A Single-Mode, Self-Adapting, and Self-Powered Mechanoreceptor Based on a Potentiometric-Triboelectric Hybridized Sensing Mechanism for Resolving Complex Stimuli.

Human skin is equipped with slow adapting (SA) and fast adapting (FA) capabilities simultaneously. To mimic such functionalities, elaborately designed devices have been explored by integrating multiple sensing elements or adopting multimode sensing principles. However, the complicated fabrication, signal mismatch of different modules, complex operation, and high power-consumption hinder their widespread applications. Here, a new type of single-mode and self-powered mechanoreceptor that can mimic both SA and FA via seamless fusion of complementary while compatible potentiometric and triboelectric sensing principles is reported. The resultant potentiometric-triboelectric hybridized mechanoreceptor exhibits distinctive features that are hard to achieve via currently existing methods, including single-mode output (only voltage signal), greatly simplified operation (single-measurement setup), ultralow power-consumption (<1 nW), self-adaptive response behavior, and good capability for resolving complex stimuli.
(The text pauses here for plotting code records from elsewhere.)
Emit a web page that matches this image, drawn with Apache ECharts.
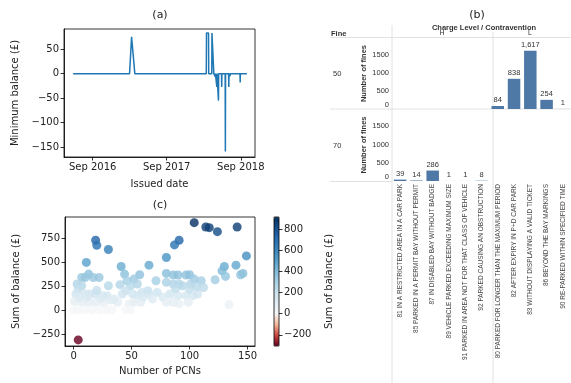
<!DOCTYPE html>
<html>
<head>
<meta charset="utf-8">
<script src="https://cdn.jsdelivr.net/npm/echarts@6/dist/echarts.min.js"></script>
<style>
  html, body { margin: 0; padding: 0; background: #fff; }
  #main { width: 571px; height: 383px; }
</style>
</head>
<body>
<div id="main"></div>
<script>
// (a) minimum balance over time
const balanceDates = [
    '2016-05-28', '2017-03-02', '2017-03-12', '2017-03-28',
    '2018-03-15', '2018-03-16', '2018-03-26', '2018-03-27',
    '2018-04-11', '2018-04-12', '2018-04-20', '2018-04-21',
    '2018-04-27', '2018-04-28', '2018-04-29',
    '2018-05-05', '2018-05-06', '2018-05-07',
    '2018-05-13', '2018-05-14', '2018-05-15',
    '2018-05-29', '2018-05-30', '2018-05-31',
    '2018-06-16', '2018-06-17', '2018-06-18',
    '2018-07-03', '2018-07-04', '2018-07-05',
    '2018-07-09', '2018-07-10', '2018-07-11',
    '2018-08-28', '2018-08-29', '2018-08-30',
    '2018-10-01'
];
const minBalance = [
    0, 0, 75, 0,
    0, 83, 83, 0,
    0, 83, 83, 0,
    0, -6, 0,
    0, -27, 0,
    0, -55, 0,
    0, -27, 0,
    0, -159, 0,
    0, -27, 0,
    0, -5, 0,
    0, -18, 0,
    0
];
const dateTicks = ['2016-09-01', '2017-09-01', '2018-09-01'];
const balanceTicks = [-150, -100, -50, 0, 50];

// (b) number of fines by contravention
const contraventions = [
    '81 IN A RESTRICTED AREA IN A CAR PARK',
    '85 PARKED IN A PERMIT BAY WITHOUT PERMIT',
    '87 IN DISABLED BAY WITHOUT BADGE',
    '89 VEHICLE PARKED EXCEEDING MAXIMUM SIZE',
    '91 PARKED IN AREA NOT FOR THAT CLASS OF VEHICLE',
    '92 PARKED CAUSING AN OBSTRUCTION',
    '80 PARKED FOR LONGER THAN THE MAXIMUM PERIOD',
    '82 AFTER EXPIRY IN P+D CAR PARK',
    '83 WITHOUT DISPLAYING A VALID TICKET',
    '86 BEYOND THE BAY MARKINGS',
    '90 RE-PARKED WITHIN SPECIFIED TIME'
];
const fines50 = [null, null, null, null, null, null, 84, 838, 1617, 254, 1];
const fines70 = [39, 14, 286, 1, 1, 8, null, null, null, null, null];

// (c) sum of balance vs number of PCNs
const pcnCounts = [
    4, 104, 114, 117, 124, 141, 19, 20, 30, 91, 87, 80, 149, 11, 41, 65, 140, 130, 128, 131,
    146, 144, 44, 57, 13, 10, 22, 17, 7, 80, 86, 90, 97, 100, 104, 110, 122, 30, 40, 46,
    52, 49, 55, 71, 80, 86, 91, 94, 101, 3, 7, 4, 2, 64, 59, 65, 72, 45, 42, 51,
    55, 29, 25, 19, 14, 10, 83, 90, 97, 103, 107, 68, 77, 52, 58, 48, 38, 35, 26, 19,
    13, 7, 1, 80, 86, 91, 99, 134, 0, 4, 10, 16, 22, 28, 33, 45, 49, 5, 24, 32,
    12, 20, 60, 88, 100, 106, 112
];
const balanceSums = [
    -305, 913, 868, 861, 820, 868, 730, 679, 634, 730, 682, 551, 568, 500, 458, 472, 472, 458, 413, 355,
    386, 372, 379, 372, 379, 344, 344, 344, 344, 386, 369, 369, 369, 372, 327, 310, 320, 258, 269, 310,
    327, 258, 276, 310, 293, 276, 276, 258, 276, 276, 258, 224, 172, 207, 189, 172, 189, 207, 172, 172,
    155, 155, 155, 172, 172, 172, 172, 155, 155, 155, 172, 121, 138, 86, 86, 69, 86, 121, 76, 86,
    86, 86, 96, 86, 86, 69, 86, 62, 7, 7, 7, 7, 7, 7, 7, 7, 7, 140, 130, 110,
    140, 210, 140, 230, 225, 250, 240
];
const pcnTicks = [0, 50, 100, 150];
const sumTicks = [-250, 0, 250, 500, 750];
const colorbarTicks = [-200, 0, 200, 400, 600, 800];

const chart = echarts.init(document.getElementById('main'), null, { renderer: 'canvas' });

const mplFont = 'DejaVu Sans';
const tabFont = 'Liberation Sans';
const months = ['Jan', 'Feb', 'Mar', 'Apr', 'May', 'Jun', 'Jul', 'Aug', 'Sep', 'Oct', 'Nov', 'Dec'];
const ts = (s) => new Date(s + 'T00:00:00').getTime();
const minus = (v) => String(v).replace('-', '\u2212');

const mplAxis = (extra) => Object.assign({
    axisLine: { show: true, onZero: false, lineStyle: { color: '#000', width: 0.8 } },
    axisTick: { show: true, length: 3.5, lineStyle: { color: '#000', width: 0.8 } },
    axisLabel: { fontFamily: mplFont, fontSize: 10, color: '#222', margin: 4 },
    splitLine: { show: false },
    nameTextStyle: { fontFamily: mplFont, fontSize: 10, color: '#222' },
    nameLocation: 'middle'
}, extra);

const tabYAxis = (gridIndex) => ({
    type: 'value', gridIndex: gridIndex, min: 0, max: 1970, interval: 500,
    axisLine: { show: false }, axisTick: { show: false }, splitLine: { show: false },
    axisLabel: {
        fontFamily: tabFont, fontSize: 7.5, color: '#333', margin: 3, showMaxLabel: false,
        formatter: (v) => (v === 0 ? '{z|0}' : String(v)),
        rich: { z: { fontFamily: tabFont, fontSize: 7.5, color: '#333', padding: [0, 0, 8, 0] } }
    },
    name: 'Number of fines', nameLocation: 'middle', nameGap: 22,
    nameTextStyle: { fontFamily: tabFont, fontSize: 7.5, fontWeight: 'bold', color: '#333' }
});

const gridLine = '#e2e2e2';
const txt = (text, x, y, size, opts) => Object.assign({
    type: 'text', x: x, y: y, silent: true,
    style: Object.assign({ text: text, font: size + 'px ' + mplFont, fill: '#222', align: 'center', verticalAlign: 'middle' }, opts || {})
});
const hLine = (x1, x2, y) => ({ type: 'line', silent: true, shape: { x1: x1, y1: y, x2: x2, y2: y }, style: { stroke: gridLine, lineWidth: 1 } });
const vLine = (x, y1, y2) => ({ type: 'line', silent: true, shape: { x1: x, y1: y1, x2: x, y2: y2 }, style: { stroke: gridLine, lineWidth: 1 } });

const option = {
    animation: false,
    backgroundColor: '#fff',
    grid: [
        { left: 64, top: 29, width: 191, height: 128, show: true, borderColor: '#000', borderWidth: 0.8 },
        { left: 392, top: 38, width: 185, height: 71 },
        { left: 392, top: 109, width: 185, height: 72 },
        { left: 65, top: 217, width: 190, height: 129, show: true, borderColor: '#000', borderWidth: 0.8 },
        { left: 274, top: 217, width: 5, height: 129, show: true, borderColor: '#000', borderWidth: 0.8, z: 10 }
    ],
    xAxis: [
        mplAxis({
            type: 'value', gridIndex: 0, min: ts('2016-04-13'), max: ts('2018-11-10'),
            name: 'Issued date', nameGap: 22,
            axisLabel: {
                fontFamily: mplFont, fontSize: 10, color: '#222', margin: 5,
                customValues: dateTicks.map(ts),
                formatter: (v) => { const d = new Date(v); return months[d.getMonth()] + ' ' + d.getFullYear(); }
            },
            axisTick: { show: true, length: 3.5, lineStyle: { color: '#000', width: 0.8 }, customValues: dateTicks.map(ts) }
        }),
        {
            type: 'category', gridIndex: 1, data: contraventions,
            axisLine: { show: false }, axisTick: { show: false }, axisLabel: { show: false }
        },
        {
            type: 'category', gridIndex: 2, data: contraventions,
            axisLine: { show: false }, axisTick: { show: false },
            axisLabel: { interval: 0, rotate: 90, fontFamily: tabFont, fontSize: 6.5, color: '#444', margin: 3 }
        },
        mplAxis({
            type: 'value', gridIndex: 3, min: -7.4, max: 156.4,
            name: 'Number of PCNs', nameGap: 20,
            axisLabel: { fontFamily: mplFont, fontSize: 10, color: '#222', margin: 5, customValues: pcnTicks },
            axisTick: { show: true, length: 3.5, lineStyle: { color: '#000', width: 0.8 }, customValues: pcnTicks }
        }),
        { type: 'value', gridIndex: 4, min: 0, max: 1, show: false }
    ],
    yAxis: [
        mplAxis({
            type: 'value', gridIndex: 0, min: -170, max: 91,
            name: 'Minimum balance (£)', nameGap: 44,
            axisLabel: { fontFamily: mplFont, fontSize: 10, color: '#222', margin: 5, customValues: balanceTicks, formatter: minus },
            axisTick: { show: true, length: 3.5, lineStyle: { color: '#000', width: 0.8 }, customValues: balanceTicks }
        }),
        tabYAxis(1),
        tabYAxis(2),
        mplAxis({
            type: 'value', gridIndex: 3, min: -368, max: 972,
            name: 'Sum of balance (£)', nameGap: 44,
            axisLabel: { fontFamily: mplFont, fontSize: 10, color: '#222', margin: 5, customValues: sumTicks, formatter: minus },
            axisTick: { show: true, length: 3.5, lineStyle: { color: '#000', width: 0.8 }, customValues: sumTicks }
        }),
        mplAxis({
            type: 'value', gridIndex: 4, min: -305, max: 913, position: 'right',
            name: 'Sum of balance (£)', nameGap: 45, nameRotate: 90,
            axisLine: { show: false, onZero: false },
            axisLabel: { fontFamily: mplFont, fontSize: 10, color: '#222', margin: 5, customValues: colorbarTicks, formatter: minus },
            axisTick: { show: true, length: 3.5, lineStyle: { color: '#000', width: 0.8 }, customValues: colorbarTicks }
        })
    ],
    visualMap: {
        type: 'continuous', seriesIndex: 3, dimension: 1,
        min: -305, max: 913, calculable: false, hoverLink: false,
        left: 274, top: 217, itemWidth: 5, itemHeight: 129, padding: 0,
        inRange: {
            color: ['#67001f', '#ca4842', '#f7b799', '#f7f7f7', '#e2edf3', '#cae1ee', '#a7d0e4',
                '#80bad8', '#559ec9', '#3884bb', '#256baf', '#154e8b', '#053061']
        }
    },
    series: [
        {
            type: 'line', xAxisIndex: 0, yAxisIndex: 0, symbol: 'none',
            lineStyle: { color: '#1f77b4', width: 1.5 },
            data: balanceDates.map((d, i) => [ts(d), minBalance[i]])
        },
        {
            type: 'bar', xAxisIndex: 1, yAxisIndex: 1, data: fines50, barWidth: 12.5,
            itemStyle: { color: '#4e79a7' },
            label: { show: true, position: 'top', distance: 2, fontFamily: tabFont, fontSize: 7.5, color: '#333',
                formatter: (p) => p.value.toLocaleString('en-US') }
        },
        {
            type: 'bar', xAxisIndex: 2, yAxisIndex: 2, data: fines70, barWidth: 12.5,
            itemStyle: { color: '#4e79a7' },
            label: { show: true, position: 'top', distance: 2, fontFamily: tabFont, fontSize: 7.5, color: '#333',
                formatter: (p) => p.value.toLocaleString('en-US') }
        },
        {
            type: 'scatter', xAxisIndex: 3, yAxisIndex: 3, symbolSize: 9,
            data: pcnCounts.map((x, i) => [x, balanceSums[i]])
        }
    ],
    graphic: [
        txt('(a)', 160, 15, 11),
        txt('(c)', 160, 205, 11),
        txt('(b)', 477, 15, 11),
        txt('Charge Level / Contravention', 484, 28, 7.5, { font: 'bold 7.5px ' + tabFont, fill: '#333' }),
        txt('H', 442, 33.5, 7, { font: '7px ' + tabFont, fill: '#333' }),
        txt('L', 530, 33.5, 7, { font: '7px ' + tabFont, fill: '#333' }),
        txt('Fine', 331, 34, 7.5, { font: 'bold 7.5px ' + tabFont, fill: '#333', align: 'left' }),
        txt('50', 333, 74, 7.5, { font: '7.5px ' + tabFont, fill: '#333', align: 'left' }),
        txt('70', 333, 146, 7.5, { font: '7.5px ' + tabFont, fill: '#333', align: 'left' }),
        hLine(330, 571, 37.5),
        hLine(330, 571, 109),
        hLine(330, 392, 181.5),
        vLine(392, 25, 383),
        vLine(493, 32, 383)
    ]
};

chart.setOption(option);
</script>
</body>
</html>
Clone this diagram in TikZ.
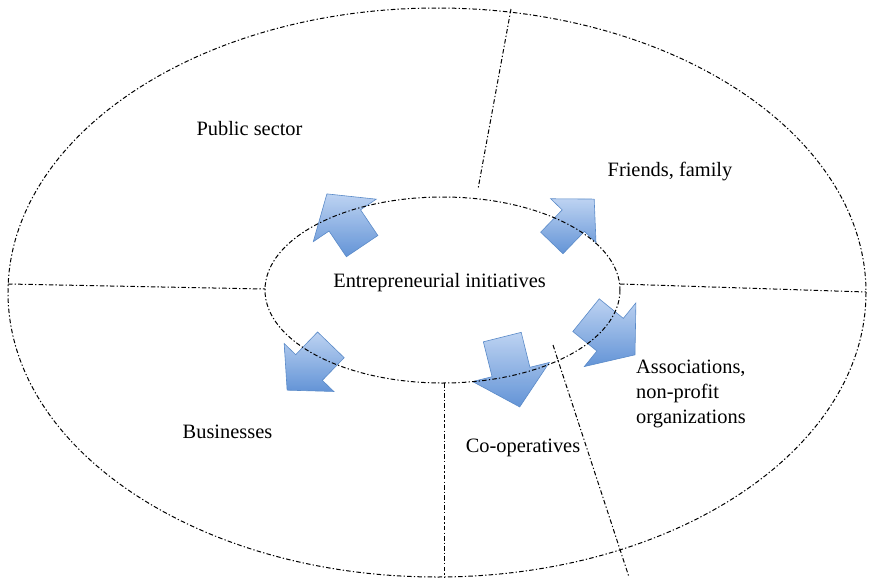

Diverse mechanical characteristics, including magnitude, duration, frequency, applying and releasing speed, can be well interpreted with this single-mode and self-powered mechanoreceptor. Its promising application for monitoring object manipulations with a soft robotic gripper is explored. Furthermore, the versatility of the mechanoreceptor for resolving complex stimuli in diverse daily scenarios is demonstrated. This work presents a new design that will significantly simplify the fabrication/operation and meanwhile boost the functionality/energy-efficiency of future electronic devices and smart systems.